Panel 4

Phenomenologies of Intimacy: Gender, Sexuality, and Disciplines

Jennifer Thorup (University of Notre Dame) – The Girl on Stage: Modern Takes on Early Modern Tragedy

Situated at the interdisciplinary crossroads between girls’ studies, theatre studies, and early modern literature, this essay analyzes the effect of casting adolescent girls in modern adaptations of early modern tragedies. Especially in regards to the conflation between innocence and sexuality so intimately wrapped up in the adolescent female body. Focusing on Olivia Hussey’s 1968 performance in Zeffirelli’s Romeo and Juliet and Jade Croot’s 2016 appearance in Aberg’s Dr. Faustus, this paper contends that the girl actress, is a rhetorically powerful tool for modern adaptations of early modern tragedy because, as Deanne Williams has suggested, “[her] status as a girl is thus intimately bound up with her sexuality as well as with her tragic end” (Williams 45).

Julia Karczewski (Cornell University) – Intimacy and Envy: The Perils of Compassion in Catherine des Roches’s “Agnodice”

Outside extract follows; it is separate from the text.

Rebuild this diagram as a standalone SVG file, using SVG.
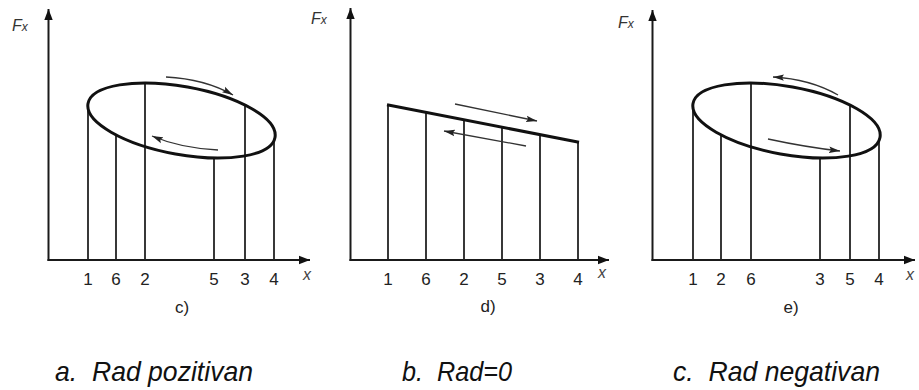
<svg xmlns="http://www.w3.org/2000/svg" width="919" height="390" viewBox="0 0 919 390">
<style>
.ax{stroke:#1a1a1a;stroke-width:2;fill:none}
.vl{stroke:#222;stroke-width:1.8;fill:none}
.el{stroke:#111;stroke-width:3;fill:none}
.ar{stroke:#333;stroke-width:1.3;fill:none}
.num{font-family:"Liberation Sans",Arial,sans-serif;font-size:17px;fill:#222;text-anchor:middle}
.lab{font-family:"Liberation Sans",Arial,sans-serif;font-size:17px;fill:#222;text-anchor:middle}
.xl{font-family:"Liberation Sans",Arial,sans-serif;font-size:16px;font-style:italic;fill:#444}
.F{font-family:"Liberation Sans",Arial,sans-serif;font-size:16px;font-style:italic;fill:#333}
.Fs{font-size:12px}
.cap{font-family:"Liberation Sans",Arial,sans-serif;font-size:28px;font-style:italic;fill:#111;white-space:pre}
</style>
<defs>
<marker id="ah" markerUnits="userSpaceOnUse" markerWidth="12" markerHeight="8" refX="11" refY="4" orient="auto">
<path d="M0,0.8 L11,4 L0,7.2 L2,4 Z" fill="#222"/>
</marker>
<marker id="axh" markerUnits="userSpaceOnUse" markerWidth="12" markerHeight="10" refX="11" refY="5" orient="auto">
<path d="M0,0.8 L11,5 L0,9.2 Z" fill="#111"/>
</marker>
</defs>

<g id="panel-c">
<line class="ax" x1="48.5" y1="261" x2="48.5" y2="9" marker-end="url(#axh)"/>
<line class="ax" x1="47.5" y1="260" x2="310" y2="260" marker-end="url(#axh)"/>
<line class="vl" x1="88" y1="260" x2="88" y2="106"/>
<line class="vl" x1="116" y1="260" x2="116" y2="135"/>
<line class="vl" x1="145" y1="260" x2="145" y2="83"/>
<line class="vl" x1="214" y1="260" x2="214" y2="158"/>
<line class="vl" x1="245" y1="260" x2="245" y2="106"/>
<line class="vl" x1="274" y1="260" x2="274" y2="140"/>
<ellipse class="el" cx="181.5" cy="120.5" rx="95" ry="34" transform="rotate(10.25 181.5 120.5)"/>
<path class="ar" d="M166,77 Q205,79 233,95" marker-end="url(#ah)"/>
<path class="ar" d="M218,150 Q180,148 152,136" marker-end="url(#ah)"/>
<text class="F" x="12" y="31">F<tspan class="Fs">x</tspan></text>
<text class="num" x="88" y="285">1</text>
<text class="num" x="116" y="285">6</text>
<text class="num" x="145" y="285">2</text>
<text class="num" x="214" y="285">5</text>
<text class="num" x="245" y="285">3</text>
<text class="num" x="274" y="285">4</text>
<text class="xl" x="303" y="280">x</text>
<text class="lab" x="182" y="313">c)</text>
</g>

<g id="panel-d">
<line class="ax" x1="350.5" y1="261" x2="350.5" y2="8" marker-end="url(#axh)"/>
<line class="ax" x1="349.5" y1="260" x2="609" y2="260" marker-end="url(#axh)"/>
<line class="vl" x1="388" y1="260" x2="388" y2="105"/>
<line class="vl" x1="426" y1="260" x2="426" y2="112.4"/>
<line class="vl" x1="464" y1="260" x2="464" y2="119.8"/>
<line class="vl" x1="502" y1="260" x2="502" y2="127.2"/>
<line class="vl" x1="540" y1="260" x2="540" y2="134.6"/>
<line class="vl" x1="578" y1="260" x2="578" y2="142"/>
<line class="el" x1="387" y1="104.8" x2="579" y2="142.2"/>
<line class="ar" x1="455" y1="104" x2="537" y2="121" marker-end="url(#ah)"/>
<line class="ar" x1="526" y1="146" x2="444" y2="131" marker-end="url(#ah)"/>
<text class="F" x="311" y="24">F<tspan class="Fs">x</tspan></text>
<text class="num" x="388" y="285">1</text>
<text class="num" x="426" y="285">6</text>
<text class="num" x="464" y="285">2</text>
<text class="num" x="502" y="285">5</text>
<text class="num" x="540" y="285">3</text>
<text class="num" x="578" y="285">4</text>
<text class="xl" x="598" y="278">x</text>
<text class="lab" x="488" y="312">d)</text>
</g>

<g id="panel-e">
<line class="ax" x1="652.5" y1="261" x2="652.5" y2="10" marker-end="url(#axh)"/>
<line class="ax" x1="651.5" y1="260" x2="915" y2="260" marker-end="url(#axh)"/>
<line class="vl" x1="693" y1="260" x2="693" y2="106"/>
<line class="vl" x1="721" y1="260" x2="721" y2="135"/>
<line class="vl" x1="751" y1="260" x2="751" y2="83"/>
<line class="vl" x1="820" y1="260" x2="820" y2="158"/>
<line class="vl" x1="850" y1="260" x2="850" y2="106"/>
<line class="vl" x1="879" y1="260" x2="879" y2="140"/>
<ellipse class="el" cx="786.5" cy="120.5" rx="95" ry="34" transform="rotate(10.25 786.5 120.5)"/>
<path class="ar" d="M838,95 Q810,79 773,77" marker-end="url(#ah)"/>
<path class="ar" d="M768,139 Q805,147 840,151" marker-end="url(#ah)"/>
<text class="F" x="618" y="28">F<tspan class="Fs">x</tspan></text>
<text class="num" x="693" y="285">1</text>
<text class="num" x="721" y="285">2</text>
<text class="num" x="751" y="285">6</text>
<text class="num" x="820" y="285">3</text>
<text class="num" x="850" y="285">5</text>
<text class="num" x="879" y="285">4</text>
<text class="xl" x="906" y="280">x</text>
<text class="lab" x="791" y="313">e)</text>
</g>

<g id="captions">
<text class="cap" x="55" y="381" textLength="198" lengthAdjust="spacingAndGlyphs">a.  Rad pozitivan</text>
<text class="cap" x="402" y="381" textLength="110" lengthAdjust="spacingAndGlyphs">b.  Rad=0</text>
<text class="cap" x="673" y="381" textLength="207" lengthAdjust="spacingAndGlyphs">c.  Rad negativan</text>
</g>
</svg>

Catherine des Roches opens her narrative poem “Agnodice” (Les Oeuvres, 1579) with the claim that “There is no other passion that torments life / With more fury than pitiless Envy.” This unusual and perhaps surprising assertion invites us to ponder the role Envy plays in our lives, from our most passionate relationships to our basic interactions with strangers. How are intimacy and envy linked? In this paper, I would like to examine the ways in which Catherine adapts an intimate scene from Plutarch’s Lives, that of a wife’s burial of her husband’s ashes, for her poem. I argue that Catherine’s incorporation of Envy into this scene allows her to comment on the peril women face when they demonstrate compassion in public setting instead of a private one. 

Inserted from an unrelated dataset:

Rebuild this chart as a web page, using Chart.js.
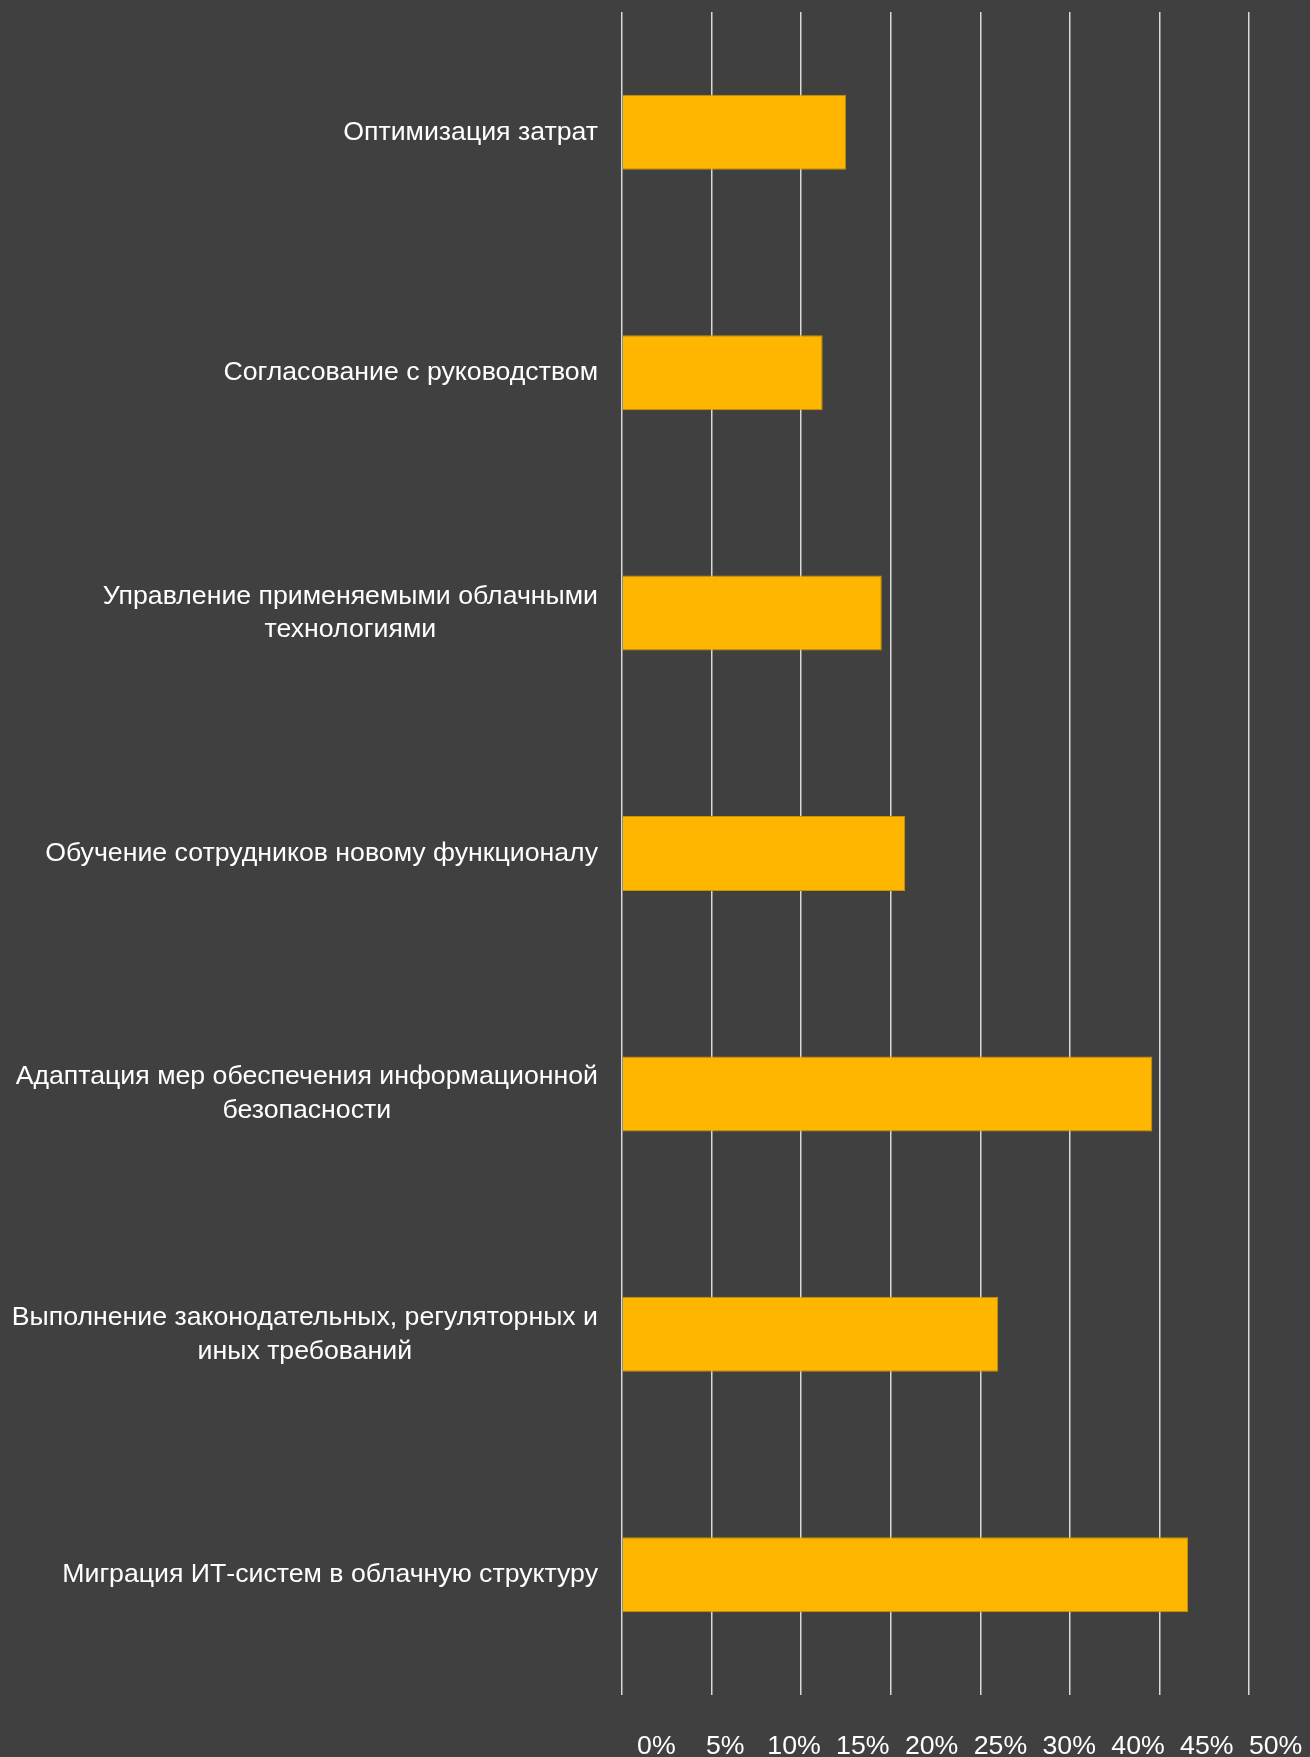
<!DOCTYPE html>
<html>
<head>
<meta charset="utf-8">
<script src="https://cdn.jsdelivr.net/npm/chart.js@4"></script>
<style>
    html, body { margin:0; padding:0; background:#404040; }
    canvas { display:block; }
</style>
</head>
<body>
<canvas id="tasksChart" width="1310" height="1757"></canvas>
<script>
const categories = [
    "Оптимизация затрат",
    "Согласование с руководством",
    ["Управление применяемыми облачными", "технологиями"],
    "Обучение сотрудников новому функционалу",
    ["Адаптация мер обеспечения информационной", "безопасности"],
    ["Выполнение законодательных, регуляторных и", "иных требований"],
    "Миграция ИТ-систем в облачную структуру"
]
const shareValues = [12.5, 11.2, 14.5, 15.8, 29.6, 21.0, 31.6]
const tickLabels = ["0%", "5%", "10%", "15%", "20%", "25%", "30%", "40%", "45%", "50%"]

const labelFont = '26.7px "Liberation Sans", Arial, sans-serif'

// category labels: block right-aligned to the axis, lines centred inside the block
const categoryLabels = {
    id:'categoryLabels',
    afterDraw(chart){
        const ctx = chart.ctx
        const yScale = chart.scales.y
        const right = chart.chartArea.left - 24
        const lineHeight = 33.6
        ctx.save()
        ctx.font = labelFont
        ctx.fillStyle = '#ffffff'
        ctx.textAlign = 'center'
        ctx.textBaseline = 'middle'
        categories.forEach((label, i)=>{
            const lines = Array.isArray(label) ? label : [label]
            const widest = Math.max(...lines.map(l=>ctx.measureText(l).width))
            const cx = right - widest/2
            const cy = yScale.getPixelForTick(i)
            lines.forEach((line, j)=>{
                ctx.fillText(line, cx, cy + (j - (lines.length-1)/2)*lineHeight)
            })
        })
        ctx.restore()
    }
}

new Chart(document.getElementById('tasksChart'), {
    type:'bar',
    data:{
        labels:categories,
        datasets:[{
            data:shareValues,
            backgroundColor:'#FFB600',
            borderColor:'#C99200',
            borderWidth:1,
            categoryPercentage:1,
            barPercentage:0.312
        }]
    },
    options:{
        indexAxis:'y',
        responsive:false,
        animation:false,
        layout:{ padding:{ top:12, left:0, right:0, bottom:0 } },
        plugins:{
            legend:{ display:false },
            tooltip:{ enabled:false }
        },
        scales:{
            y:{
                ticks:{ display:false },
                grid:{ display:false },
                border:{ display:false },
                afterFit(scale){ scale.width = 622 }
            },
            x:{
                type:'linear',
                position:'bottom',
                min:0,
                max:38.4,
                ticks:{ display:false, stepSize:5, includeBounds:false },
                grid:{ color:'#d9d9d9', lineWidth:1.5, drawTicks:false },
                border:{ display:false },
                afterFit(scale){
                    scale.height = 0
                    scale.paddingLeft = 0
                    scale.paddingRight = 0
                }
            },
            x2:{
                type:'category',
                position:'bottom',
                labels:tickLabels,
                offset:true,
                grid:{ display:false, drawTicks:false },
                border:{ display:false },
                ticks:{
                    color:'#ffffff',
                    font:{ family:'"Liberation Sans", Arial, sans-serif', size:26.7 },
                    padding:36,
                    maxRotation:0,
                    autoSkip:false
                },
                afterFit(scale){
                    scale.height = 62
                    scale.paddingLeft = 0
                    scale.paddingRight = 0
                }
            }
        }
    },
    plugins:[categoryLabels]
})
</script>
</body>
</html>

Joe Nelson (University of Minnesota) – “Still Jove with Ganymed lyes playinge”: King James, Sexuality, and Public Intimacy in the Stuart Court”

King James I and VI Stuart (r. 1603-1625) ruled England during the waning days of the Elizabethan Golden Age, a time marked by economic decline and diplomatic blunders. His legacy as a weak ruler was cemented both by the public criticism that tied his inability to embody the archetypal qualities of kingship, either as a warrior king or wise state administrator. Such critiques of his rule often depict him as overindulgent and effeminate, characteristics tied to bodily and mental disorder and, as in the case of King Lear, the breakdown of sovereign power. This paper explores James’s public and private relationships with male favorites by examining satirical poems circulating at court called Stuart Libels and the role the king played in the Stuart Court Masque. These musical and literary artifacts reveal a network of intersecting tensions between the Stuart king, the aristocratic class, and the general public. They comment on his inability to consolidate power and failure to step out of the shadow of his predecessor, Queen Elizabeth I. This highlights the fragility inherent to a mode of sovereignty that dominated England and France well into the eighteenth century: the absolute monarch. It also provides a case where mental and physical disorder, sexuality and gender, and statecraft and rulership collide.